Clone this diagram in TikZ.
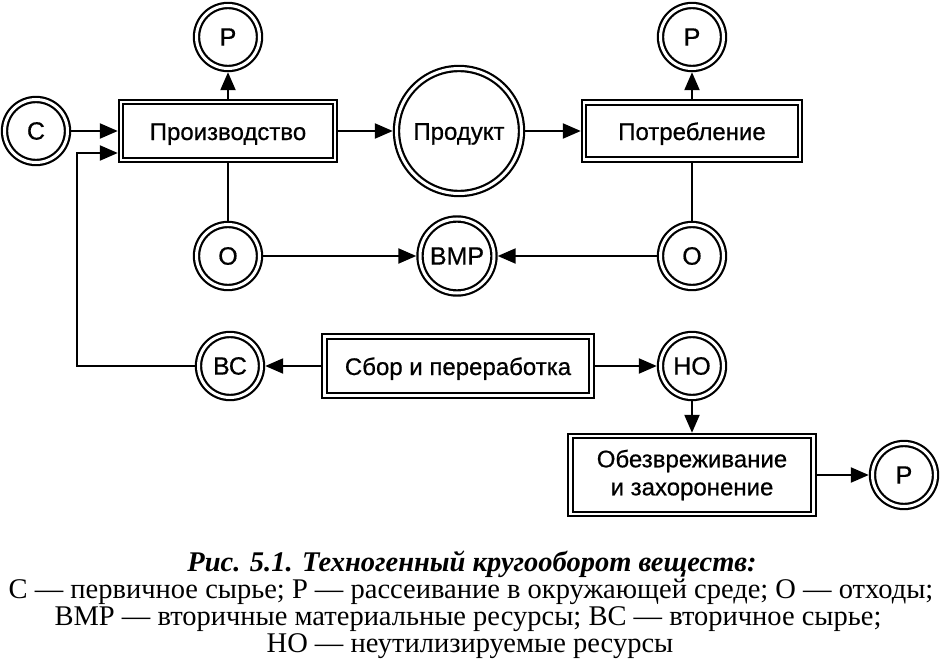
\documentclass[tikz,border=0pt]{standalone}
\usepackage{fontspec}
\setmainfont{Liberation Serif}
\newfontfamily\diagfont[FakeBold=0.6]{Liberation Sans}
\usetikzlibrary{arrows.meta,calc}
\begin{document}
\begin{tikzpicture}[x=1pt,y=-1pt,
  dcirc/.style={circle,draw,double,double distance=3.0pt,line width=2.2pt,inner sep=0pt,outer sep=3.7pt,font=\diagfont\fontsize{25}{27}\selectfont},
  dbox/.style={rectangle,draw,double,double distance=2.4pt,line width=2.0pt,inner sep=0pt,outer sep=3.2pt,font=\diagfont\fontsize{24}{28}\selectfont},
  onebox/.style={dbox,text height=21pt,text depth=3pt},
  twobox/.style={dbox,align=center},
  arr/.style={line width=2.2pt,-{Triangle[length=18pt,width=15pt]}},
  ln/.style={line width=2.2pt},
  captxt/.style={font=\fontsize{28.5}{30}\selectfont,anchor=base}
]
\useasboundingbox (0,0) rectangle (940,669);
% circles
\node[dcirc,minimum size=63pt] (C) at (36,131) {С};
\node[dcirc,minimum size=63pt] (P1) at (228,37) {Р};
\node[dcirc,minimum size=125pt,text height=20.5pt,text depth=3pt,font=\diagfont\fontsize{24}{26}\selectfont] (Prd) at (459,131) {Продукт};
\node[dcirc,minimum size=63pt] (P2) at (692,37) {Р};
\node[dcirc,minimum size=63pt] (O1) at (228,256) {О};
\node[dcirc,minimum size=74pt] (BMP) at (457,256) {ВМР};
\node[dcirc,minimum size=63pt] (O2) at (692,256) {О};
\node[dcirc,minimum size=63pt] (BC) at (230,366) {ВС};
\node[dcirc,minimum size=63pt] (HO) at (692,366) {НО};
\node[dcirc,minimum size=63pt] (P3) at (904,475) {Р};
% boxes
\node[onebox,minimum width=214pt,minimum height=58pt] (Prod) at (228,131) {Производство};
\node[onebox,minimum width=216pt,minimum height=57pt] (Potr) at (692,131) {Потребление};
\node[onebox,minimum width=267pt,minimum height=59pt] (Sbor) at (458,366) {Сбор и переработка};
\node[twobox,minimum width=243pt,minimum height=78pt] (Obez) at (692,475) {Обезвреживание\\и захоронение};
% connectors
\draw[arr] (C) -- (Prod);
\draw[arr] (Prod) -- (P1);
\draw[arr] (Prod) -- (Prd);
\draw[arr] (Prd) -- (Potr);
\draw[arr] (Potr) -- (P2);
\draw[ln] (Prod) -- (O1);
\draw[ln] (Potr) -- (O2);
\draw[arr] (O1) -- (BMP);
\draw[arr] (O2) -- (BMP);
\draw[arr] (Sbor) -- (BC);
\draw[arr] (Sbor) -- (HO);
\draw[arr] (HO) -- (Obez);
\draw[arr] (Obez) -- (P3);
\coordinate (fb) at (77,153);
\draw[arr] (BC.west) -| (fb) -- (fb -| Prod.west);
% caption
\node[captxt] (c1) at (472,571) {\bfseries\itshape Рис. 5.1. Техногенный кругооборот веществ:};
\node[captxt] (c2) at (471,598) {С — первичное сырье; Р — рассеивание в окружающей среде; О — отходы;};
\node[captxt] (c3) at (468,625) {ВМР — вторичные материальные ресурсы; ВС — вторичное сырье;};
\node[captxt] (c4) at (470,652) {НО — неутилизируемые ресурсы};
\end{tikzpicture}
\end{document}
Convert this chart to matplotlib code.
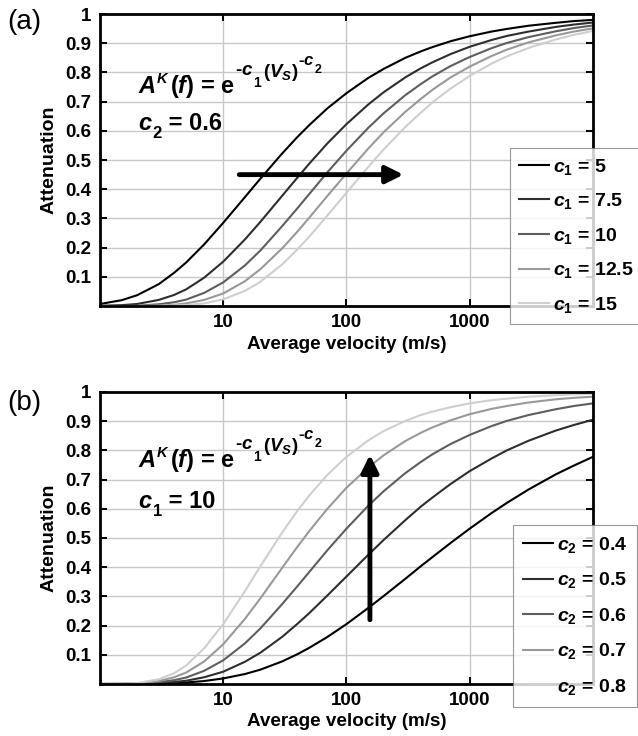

━━━━━━━━━━

- The task
Without the pictures, write out the whole listing above exactly as it appears.

- Written response
Clone this diagram in TikZ.
\documentclass[tikz,border=0pt]{standalone}
\usepackage{fontspec}
\setmainfont{Liberation Serif}
\newfontfamily\diagfont[FakeBold=0.6]{Liberation Sans}
\usetikzlibrary{arrows.meta,calc}
\begin{document}
\begin{tikzpicture}[x=1pt,y=-1pt,
  dcirc/.style={circle,draw,double,double distance=3.0pt,line width=2.2pt,inner sep=0pt,outer sep=3.7pt,font=\diagfont\fontsize{25}{27}\selectfont},
  dbox/.style={rectangle,draw,double,double distance=2.4pt,line width=2.0pt,inner sep=0pt,outer sep=3.2pt,font=\diagfont\fontsize{24}{28}\selectfont},
  onebox/.style={dbox,text height=21pt,text depth=3pt},
  twobox/.style={dbox,align=center},
  arr/.style={line width=2.2pt,-{Triangle[length=18pt,width=15pt]}},
  ln/.style={line width=2.2pt},
  captxt/.style={font=\fontsize{28.5}{30}\selectfont,anchor=base}
]
\useasboundingbox (0,0) rectangle (940,669);
% circles
\node[dcirc,minimum size=63pt] (C) at (36,131) {С};
\node[dcirc,minimum size=63pt] (P1) at (228,37) {Р};
\node[dcirc,minimum size=125pt,text height=20.5pt,text depth=3pt,font=\diagfont\fontsize{24}{26}\selectfont] (Prd) at (459,131) {Продукт};
\node[dcirc,minimum size=63pt] (P2) at (692,37) {Р};
\node[dcirc,minimum size=63pt] (O1) at (228,256) {О};
\node[dcirc,minimum size=74pt] (BMP) at (457,256) {ВМР};
\node[dcirc,minimum size=63pt] (O2) at (692,256) {О};
\node[dcirc,minimum size=63pt] (BC) at (230,366) {ВС};
\node[dcirc,minimum size=63pt] (HO) at (692,366) {НО};
\node[dcirc,minimum size=63pt] (P3) at (904,475) {Р};
% boxes
\node[onebox,minimum width=214pt,minimum height=58pt] (Prod) at (228,131) {Производство};
\node[onebox,minimum width=216pt,minimum height=57pt] (Potr) at (692,131) {Потребление};
\node[onebox,minimum width=267pt,minimum height=59pt] (Sbor) at (458,366) {Сбор и переработка};
\node[twobox,minimum width=243pt,minimum height=78pt] (Obez) at (692,475) {Обезвреживание\\и захоронение};
% connectors
\draw[arr] (C) -- (Prod);
\draw[arr] (Prod) -- (P1);
\draw[arr] (Prod) -- (Prd);
\draw[arr] (Prd) -- (Potr);
\draw[arr] (Potr) -- (P2);
\draw[ln] (Prod) -- (O1);
\draw[ln] (Potr) -- (O2);
\draw[arr] (O1) -- (BMP);
\draw[arr] (O2) -- (BMP);
\draw[arr] (Sbor) -- (BC);
\draw[arr] (Sbor) -- (HO);
\draw[arr] (HO) -- (Obez);
\draw[arr] (Obez) -- (P3);
\coordinate (fb) at (77,153);
\draw[arr] (BC.west) -| (fb) -- (fb -| Prod.west);
% caption
\node[captxt] (c1) at (472,571) {\bfseries\itshape Рис. 5.1. Техногенный кругооборот веществ:};
\node[captxt] (c2) at (471,598) {С — первичное сырье; Р — рассеивание в окружающей среде; О — отходы;};
\node[captxt] (c3) at (468,625) {ВМР — вторичные материальные ресурсы; ВС — вторичное сырье;};
\node[captxt] (c4) at (470,652) {НО — неутилизируемые ресурсы};
\end{tikzpicture}
\end{document}
Convert this chart to matplotlib code.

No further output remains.